Your instructions:
Give the number of lines in the entries that contain "this". State only the count.

Records from a data collection
■ ■ ■ ■ ■

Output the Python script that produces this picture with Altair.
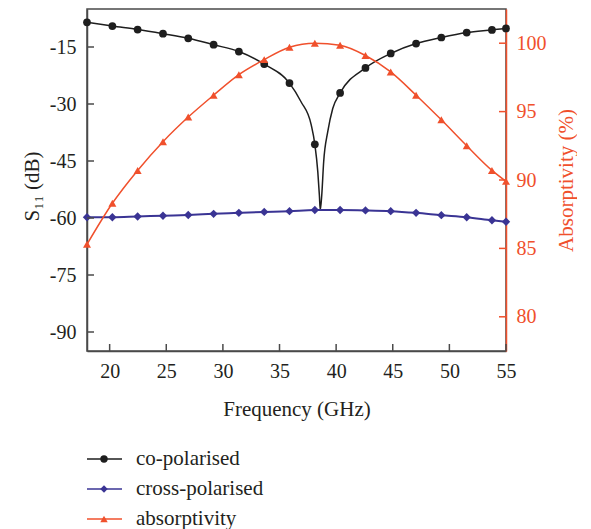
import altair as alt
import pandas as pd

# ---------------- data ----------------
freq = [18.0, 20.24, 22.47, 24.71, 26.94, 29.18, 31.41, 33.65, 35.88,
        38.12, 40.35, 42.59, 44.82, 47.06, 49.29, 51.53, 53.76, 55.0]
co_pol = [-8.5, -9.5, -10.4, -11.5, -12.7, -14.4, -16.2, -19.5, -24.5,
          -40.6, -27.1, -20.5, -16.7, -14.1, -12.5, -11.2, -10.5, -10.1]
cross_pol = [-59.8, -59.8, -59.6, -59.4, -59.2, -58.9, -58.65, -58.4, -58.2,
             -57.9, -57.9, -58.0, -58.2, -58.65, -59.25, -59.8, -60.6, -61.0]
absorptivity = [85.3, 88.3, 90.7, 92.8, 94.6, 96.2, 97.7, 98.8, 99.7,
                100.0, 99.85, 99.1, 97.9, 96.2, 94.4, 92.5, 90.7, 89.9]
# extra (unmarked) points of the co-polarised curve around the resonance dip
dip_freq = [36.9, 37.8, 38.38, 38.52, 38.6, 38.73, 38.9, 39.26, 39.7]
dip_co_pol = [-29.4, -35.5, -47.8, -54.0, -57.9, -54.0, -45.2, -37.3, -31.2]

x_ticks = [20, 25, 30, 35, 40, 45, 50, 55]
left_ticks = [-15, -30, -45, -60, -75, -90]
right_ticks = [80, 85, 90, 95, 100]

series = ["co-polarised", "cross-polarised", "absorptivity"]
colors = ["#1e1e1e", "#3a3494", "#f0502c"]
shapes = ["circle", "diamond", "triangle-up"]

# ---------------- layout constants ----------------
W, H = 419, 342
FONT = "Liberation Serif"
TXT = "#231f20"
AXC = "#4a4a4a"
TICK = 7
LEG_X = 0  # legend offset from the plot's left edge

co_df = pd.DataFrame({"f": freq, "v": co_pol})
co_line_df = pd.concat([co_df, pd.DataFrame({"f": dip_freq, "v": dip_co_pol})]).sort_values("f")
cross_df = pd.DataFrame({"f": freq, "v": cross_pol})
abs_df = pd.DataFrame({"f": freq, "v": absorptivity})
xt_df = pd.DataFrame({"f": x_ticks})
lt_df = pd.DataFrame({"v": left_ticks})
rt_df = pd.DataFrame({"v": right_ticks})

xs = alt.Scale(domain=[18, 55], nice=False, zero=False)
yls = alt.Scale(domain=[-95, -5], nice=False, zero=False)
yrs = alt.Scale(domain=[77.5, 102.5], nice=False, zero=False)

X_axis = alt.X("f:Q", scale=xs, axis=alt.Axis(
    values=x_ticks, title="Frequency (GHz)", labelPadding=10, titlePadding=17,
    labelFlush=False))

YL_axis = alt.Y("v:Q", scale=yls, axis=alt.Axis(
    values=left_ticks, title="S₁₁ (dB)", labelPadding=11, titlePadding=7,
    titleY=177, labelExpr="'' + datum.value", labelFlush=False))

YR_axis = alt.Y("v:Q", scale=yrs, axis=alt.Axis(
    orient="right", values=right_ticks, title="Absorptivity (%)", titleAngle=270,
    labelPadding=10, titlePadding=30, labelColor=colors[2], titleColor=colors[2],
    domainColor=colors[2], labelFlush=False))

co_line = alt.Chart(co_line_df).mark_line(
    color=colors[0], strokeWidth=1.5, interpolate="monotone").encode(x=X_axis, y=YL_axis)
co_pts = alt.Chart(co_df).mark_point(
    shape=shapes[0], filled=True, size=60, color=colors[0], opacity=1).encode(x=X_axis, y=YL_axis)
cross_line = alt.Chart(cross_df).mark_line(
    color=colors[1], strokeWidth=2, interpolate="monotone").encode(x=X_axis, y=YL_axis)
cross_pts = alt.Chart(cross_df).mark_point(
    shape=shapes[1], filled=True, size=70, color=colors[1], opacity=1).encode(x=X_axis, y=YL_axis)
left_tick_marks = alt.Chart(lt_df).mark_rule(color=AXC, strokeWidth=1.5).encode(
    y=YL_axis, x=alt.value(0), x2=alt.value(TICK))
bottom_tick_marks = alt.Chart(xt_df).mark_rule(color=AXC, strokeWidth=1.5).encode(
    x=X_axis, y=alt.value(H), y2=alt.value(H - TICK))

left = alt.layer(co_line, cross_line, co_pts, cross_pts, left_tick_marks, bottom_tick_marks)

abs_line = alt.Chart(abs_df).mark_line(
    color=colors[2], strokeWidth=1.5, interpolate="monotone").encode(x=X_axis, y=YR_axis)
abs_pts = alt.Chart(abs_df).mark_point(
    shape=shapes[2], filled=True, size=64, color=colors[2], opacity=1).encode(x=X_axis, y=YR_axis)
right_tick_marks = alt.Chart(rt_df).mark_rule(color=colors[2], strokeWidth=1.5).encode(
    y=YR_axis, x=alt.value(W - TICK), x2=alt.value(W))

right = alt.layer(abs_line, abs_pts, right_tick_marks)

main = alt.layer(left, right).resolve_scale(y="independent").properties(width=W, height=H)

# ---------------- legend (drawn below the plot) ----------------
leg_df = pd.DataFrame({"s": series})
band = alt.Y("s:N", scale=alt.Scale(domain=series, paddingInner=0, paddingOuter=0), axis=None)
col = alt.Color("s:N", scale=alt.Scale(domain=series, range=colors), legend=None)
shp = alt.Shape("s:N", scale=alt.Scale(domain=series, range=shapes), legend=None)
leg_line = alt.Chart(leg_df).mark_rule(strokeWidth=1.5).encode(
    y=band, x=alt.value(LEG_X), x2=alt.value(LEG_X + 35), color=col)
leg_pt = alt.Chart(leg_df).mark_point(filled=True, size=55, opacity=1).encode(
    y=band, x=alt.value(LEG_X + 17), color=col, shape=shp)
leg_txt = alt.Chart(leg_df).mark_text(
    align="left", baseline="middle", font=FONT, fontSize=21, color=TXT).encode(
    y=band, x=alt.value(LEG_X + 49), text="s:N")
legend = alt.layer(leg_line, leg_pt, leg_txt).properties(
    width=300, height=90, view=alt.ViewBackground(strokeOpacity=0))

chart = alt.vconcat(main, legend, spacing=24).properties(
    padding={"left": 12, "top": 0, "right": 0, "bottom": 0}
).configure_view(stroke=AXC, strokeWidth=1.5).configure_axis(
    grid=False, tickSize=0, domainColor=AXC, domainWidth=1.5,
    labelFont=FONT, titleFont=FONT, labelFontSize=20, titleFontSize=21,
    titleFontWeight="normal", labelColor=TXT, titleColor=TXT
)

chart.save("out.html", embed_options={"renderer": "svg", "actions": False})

■ ■ ■ ■ ■

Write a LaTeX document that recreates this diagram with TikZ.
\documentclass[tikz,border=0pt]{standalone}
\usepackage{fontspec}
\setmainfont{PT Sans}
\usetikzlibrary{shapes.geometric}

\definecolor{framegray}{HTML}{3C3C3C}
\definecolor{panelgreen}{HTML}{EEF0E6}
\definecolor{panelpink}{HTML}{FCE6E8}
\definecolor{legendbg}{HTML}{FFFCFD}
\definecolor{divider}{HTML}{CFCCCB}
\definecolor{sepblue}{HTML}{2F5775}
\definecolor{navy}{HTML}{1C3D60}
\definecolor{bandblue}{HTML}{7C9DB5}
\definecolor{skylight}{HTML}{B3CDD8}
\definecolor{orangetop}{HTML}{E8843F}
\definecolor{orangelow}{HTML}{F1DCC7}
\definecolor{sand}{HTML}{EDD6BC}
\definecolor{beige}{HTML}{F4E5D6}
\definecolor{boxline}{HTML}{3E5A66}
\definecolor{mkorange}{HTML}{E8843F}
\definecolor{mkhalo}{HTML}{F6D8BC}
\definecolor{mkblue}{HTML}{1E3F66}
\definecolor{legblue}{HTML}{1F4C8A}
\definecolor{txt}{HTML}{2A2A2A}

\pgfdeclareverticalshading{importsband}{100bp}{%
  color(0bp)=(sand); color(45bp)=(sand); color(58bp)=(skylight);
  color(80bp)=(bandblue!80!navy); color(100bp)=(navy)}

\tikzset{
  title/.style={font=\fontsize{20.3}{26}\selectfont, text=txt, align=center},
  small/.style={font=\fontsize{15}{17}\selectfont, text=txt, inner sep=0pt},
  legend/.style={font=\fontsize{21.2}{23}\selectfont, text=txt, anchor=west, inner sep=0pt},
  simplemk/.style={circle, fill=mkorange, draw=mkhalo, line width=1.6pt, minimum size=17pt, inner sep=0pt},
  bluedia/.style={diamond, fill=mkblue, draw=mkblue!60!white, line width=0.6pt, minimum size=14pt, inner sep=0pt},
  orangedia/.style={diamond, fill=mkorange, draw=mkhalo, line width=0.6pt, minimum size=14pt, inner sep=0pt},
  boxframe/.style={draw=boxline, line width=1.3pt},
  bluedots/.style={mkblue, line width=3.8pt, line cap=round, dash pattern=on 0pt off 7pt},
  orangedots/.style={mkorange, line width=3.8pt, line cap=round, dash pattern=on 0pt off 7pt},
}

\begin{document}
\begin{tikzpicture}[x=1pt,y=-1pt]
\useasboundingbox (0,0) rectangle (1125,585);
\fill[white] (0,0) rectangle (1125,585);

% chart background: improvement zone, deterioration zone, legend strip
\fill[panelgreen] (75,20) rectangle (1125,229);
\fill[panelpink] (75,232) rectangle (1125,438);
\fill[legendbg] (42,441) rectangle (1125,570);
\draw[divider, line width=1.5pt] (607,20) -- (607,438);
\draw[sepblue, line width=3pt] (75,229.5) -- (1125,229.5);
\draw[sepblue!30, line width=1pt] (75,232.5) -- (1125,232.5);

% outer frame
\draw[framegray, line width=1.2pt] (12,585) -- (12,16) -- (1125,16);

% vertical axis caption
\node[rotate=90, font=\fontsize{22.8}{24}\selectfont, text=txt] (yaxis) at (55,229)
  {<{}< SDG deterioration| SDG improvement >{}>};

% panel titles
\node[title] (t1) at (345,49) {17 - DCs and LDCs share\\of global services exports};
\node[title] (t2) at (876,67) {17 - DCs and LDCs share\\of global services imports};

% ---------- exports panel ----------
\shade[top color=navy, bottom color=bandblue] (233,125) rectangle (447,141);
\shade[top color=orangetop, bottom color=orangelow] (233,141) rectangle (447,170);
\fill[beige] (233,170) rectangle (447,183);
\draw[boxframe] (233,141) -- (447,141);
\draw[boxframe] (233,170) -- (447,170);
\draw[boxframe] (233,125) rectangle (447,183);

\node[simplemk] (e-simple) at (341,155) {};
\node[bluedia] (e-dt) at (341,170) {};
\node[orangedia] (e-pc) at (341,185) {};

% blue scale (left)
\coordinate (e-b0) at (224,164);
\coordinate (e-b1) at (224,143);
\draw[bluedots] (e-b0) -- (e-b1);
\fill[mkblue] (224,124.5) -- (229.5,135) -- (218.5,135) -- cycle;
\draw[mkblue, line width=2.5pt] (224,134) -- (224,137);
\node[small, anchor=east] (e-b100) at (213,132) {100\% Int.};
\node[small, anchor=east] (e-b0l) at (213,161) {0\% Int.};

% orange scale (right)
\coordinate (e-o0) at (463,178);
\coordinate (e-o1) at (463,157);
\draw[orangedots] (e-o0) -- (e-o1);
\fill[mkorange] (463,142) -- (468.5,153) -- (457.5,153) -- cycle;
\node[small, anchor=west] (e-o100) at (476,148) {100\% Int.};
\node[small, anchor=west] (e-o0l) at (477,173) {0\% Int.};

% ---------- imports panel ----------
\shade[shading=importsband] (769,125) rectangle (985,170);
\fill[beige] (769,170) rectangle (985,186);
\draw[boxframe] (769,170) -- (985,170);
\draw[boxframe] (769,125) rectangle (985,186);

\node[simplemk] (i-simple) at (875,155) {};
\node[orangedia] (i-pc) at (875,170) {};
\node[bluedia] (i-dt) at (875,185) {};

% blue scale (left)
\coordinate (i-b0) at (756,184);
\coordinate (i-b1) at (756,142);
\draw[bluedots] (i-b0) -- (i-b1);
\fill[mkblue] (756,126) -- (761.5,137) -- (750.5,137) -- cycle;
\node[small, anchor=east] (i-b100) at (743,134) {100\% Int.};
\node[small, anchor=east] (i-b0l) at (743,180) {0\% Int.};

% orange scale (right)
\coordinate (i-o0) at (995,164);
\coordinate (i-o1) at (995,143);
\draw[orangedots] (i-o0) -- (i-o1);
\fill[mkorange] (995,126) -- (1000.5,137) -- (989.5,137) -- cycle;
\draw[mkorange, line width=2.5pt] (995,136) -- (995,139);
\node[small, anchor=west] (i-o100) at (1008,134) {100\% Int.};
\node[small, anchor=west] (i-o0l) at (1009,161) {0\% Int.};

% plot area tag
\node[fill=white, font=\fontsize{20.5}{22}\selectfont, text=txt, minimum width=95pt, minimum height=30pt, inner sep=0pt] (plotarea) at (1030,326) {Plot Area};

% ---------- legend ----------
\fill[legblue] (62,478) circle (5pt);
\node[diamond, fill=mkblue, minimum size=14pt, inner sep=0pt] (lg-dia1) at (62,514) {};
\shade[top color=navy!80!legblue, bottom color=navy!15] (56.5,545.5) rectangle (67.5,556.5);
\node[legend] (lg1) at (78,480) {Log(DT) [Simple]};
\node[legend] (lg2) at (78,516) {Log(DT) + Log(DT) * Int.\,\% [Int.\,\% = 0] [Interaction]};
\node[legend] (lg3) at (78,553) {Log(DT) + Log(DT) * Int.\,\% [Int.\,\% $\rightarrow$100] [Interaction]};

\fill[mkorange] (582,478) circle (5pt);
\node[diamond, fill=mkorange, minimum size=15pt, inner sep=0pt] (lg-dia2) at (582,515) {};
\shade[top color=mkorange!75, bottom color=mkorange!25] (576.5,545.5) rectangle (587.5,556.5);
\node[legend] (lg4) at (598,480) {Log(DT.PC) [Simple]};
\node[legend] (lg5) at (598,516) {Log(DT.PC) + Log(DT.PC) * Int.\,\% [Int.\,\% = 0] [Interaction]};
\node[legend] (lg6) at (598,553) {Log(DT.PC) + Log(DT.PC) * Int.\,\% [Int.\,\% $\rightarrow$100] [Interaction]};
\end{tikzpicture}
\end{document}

■ ■ ■ ■ ■

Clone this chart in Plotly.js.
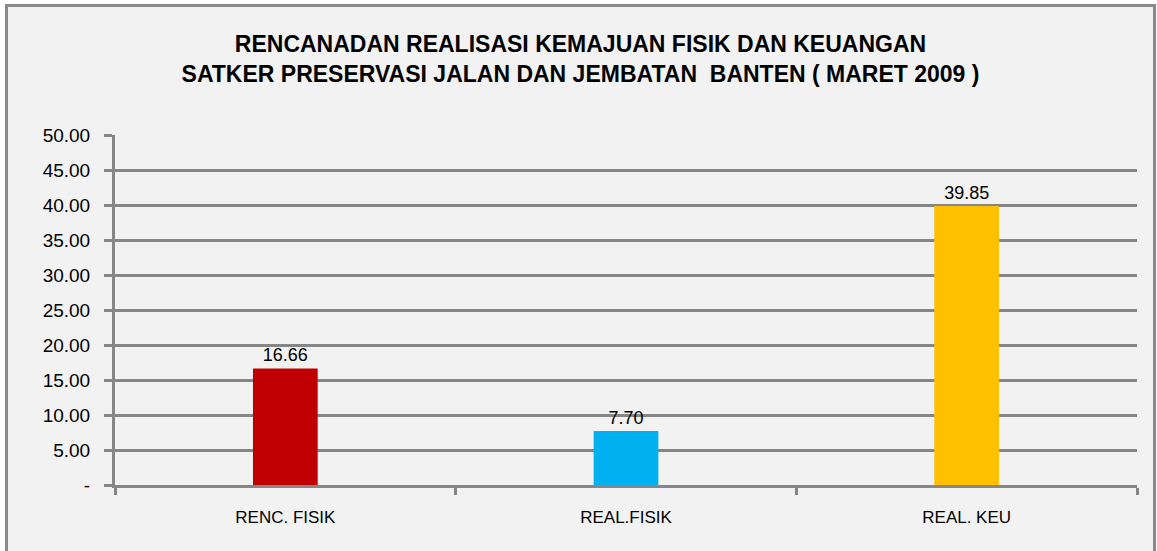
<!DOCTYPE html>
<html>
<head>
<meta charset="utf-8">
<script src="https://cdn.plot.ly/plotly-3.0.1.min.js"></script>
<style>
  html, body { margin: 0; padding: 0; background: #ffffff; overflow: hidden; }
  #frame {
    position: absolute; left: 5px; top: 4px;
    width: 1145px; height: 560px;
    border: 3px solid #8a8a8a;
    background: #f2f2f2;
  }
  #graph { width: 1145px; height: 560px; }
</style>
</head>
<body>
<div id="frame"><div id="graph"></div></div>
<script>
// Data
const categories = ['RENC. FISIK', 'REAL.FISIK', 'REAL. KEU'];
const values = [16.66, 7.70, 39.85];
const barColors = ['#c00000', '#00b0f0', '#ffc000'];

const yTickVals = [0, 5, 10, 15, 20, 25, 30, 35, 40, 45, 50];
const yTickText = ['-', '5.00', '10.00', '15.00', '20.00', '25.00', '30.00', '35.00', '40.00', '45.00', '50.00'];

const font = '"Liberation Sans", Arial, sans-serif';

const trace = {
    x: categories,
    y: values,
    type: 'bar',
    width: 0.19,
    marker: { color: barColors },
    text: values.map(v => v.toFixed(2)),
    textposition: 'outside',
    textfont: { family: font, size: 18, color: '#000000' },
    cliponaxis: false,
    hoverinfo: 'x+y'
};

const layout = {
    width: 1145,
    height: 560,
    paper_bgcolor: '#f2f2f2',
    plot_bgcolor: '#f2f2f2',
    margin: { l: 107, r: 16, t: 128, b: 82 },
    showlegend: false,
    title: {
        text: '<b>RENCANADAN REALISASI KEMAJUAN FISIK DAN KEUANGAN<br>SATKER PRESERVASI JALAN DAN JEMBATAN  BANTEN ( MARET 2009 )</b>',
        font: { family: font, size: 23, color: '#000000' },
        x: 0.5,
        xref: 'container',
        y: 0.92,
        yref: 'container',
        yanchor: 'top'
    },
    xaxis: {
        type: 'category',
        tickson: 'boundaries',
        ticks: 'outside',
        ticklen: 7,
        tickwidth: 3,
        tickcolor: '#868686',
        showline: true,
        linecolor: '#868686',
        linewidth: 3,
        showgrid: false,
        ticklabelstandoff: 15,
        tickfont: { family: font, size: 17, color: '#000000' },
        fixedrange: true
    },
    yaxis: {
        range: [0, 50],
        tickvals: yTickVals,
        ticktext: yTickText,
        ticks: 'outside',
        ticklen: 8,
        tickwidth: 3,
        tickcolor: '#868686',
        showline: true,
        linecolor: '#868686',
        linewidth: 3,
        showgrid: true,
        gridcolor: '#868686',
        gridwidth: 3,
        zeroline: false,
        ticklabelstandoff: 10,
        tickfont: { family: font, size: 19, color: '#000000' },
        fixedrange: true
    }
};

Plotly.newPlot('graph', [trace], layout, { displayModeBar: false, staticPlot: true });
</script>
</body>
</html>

■ ■ ■ ■ ■

Written answer:
3